His co-defendant, Vincent Tabone, the former Queens Republican vice chairman, was awaiting sentencing later Wednesday.
The two were convicted in February of crimes that included bribery conspiracy, wire fraud and extortion. When they were arrested, U.S. Attorney Preet Bharara said the case illustrated a "culture of corruption" in New York politics.
"Smith abused his position of public trust and encouraged others to do so for his own personal benefit. Tabone violated the trust placed in him by his fellow party members in an effort to enrich himself through quid pro quo bribery, and then brazenly tried to prevent the leader of his own party from testifying against him," prosecutors said this week in asking for lengthy prison terms. They called the defendants' conduct "truly egregious."
Smith's lawyer said he would appeal.
"Obviously I'm disappointed. I think Malcolm Smith was entrapped," lawyer Gerald Shargel said after the sentencing.

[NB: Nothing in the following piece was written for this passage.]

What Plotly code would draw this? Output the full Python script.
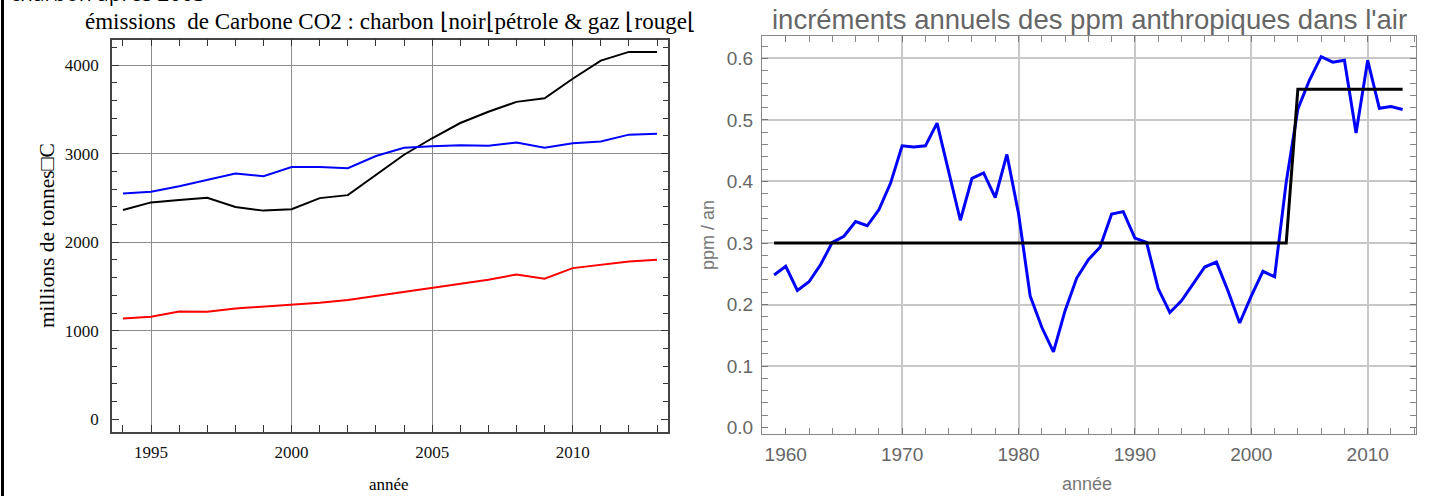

Shargel had requested a year and a day sentence, arguing Smith deserved a lighter sentence because he had been lured into the scheme by a government informant whom the lawyer called a "scoundrel."
In imposing the sentence, U.S. District Judge Kenneth Karas said: "If Smith had said no to the scoundrel, we wouldn't be here."
Smith, who chose not to address the court, had no visible reaction to the sentence. He is scheduled to surrender Sept. 21. He left court without speaking to reporters.
The pair's convictions came the same week that longtime Assembly Speaker Sheldon Silver, a Manhattan Democrat, stepped down from his leadership post in the face of federal charges that he accepted nearly $4 million in payoffs and kickbacks.
In 2013, prosecutors said, Smith wanted to be mayor but also wanted to avoid a Democratic mayoral primary. So he instead decided to obtain the backing of Republican leaders in three boroughs, which would allow him to run for the GOP line, the indictment said. Prosecutors said he authorized bribes totaling about $200,000.
Jurors saw video recordings of transactions that prosecutors said were bribes, and they heard testimony from an FBI informant identified only as "Raj" who had posed as a wealthy real estate developer and was in on meetings involving Smith and Republican leaders.
Of four other politicians who were arrested with Smith and Tabone, two have been convicted and two have pleaded guilty.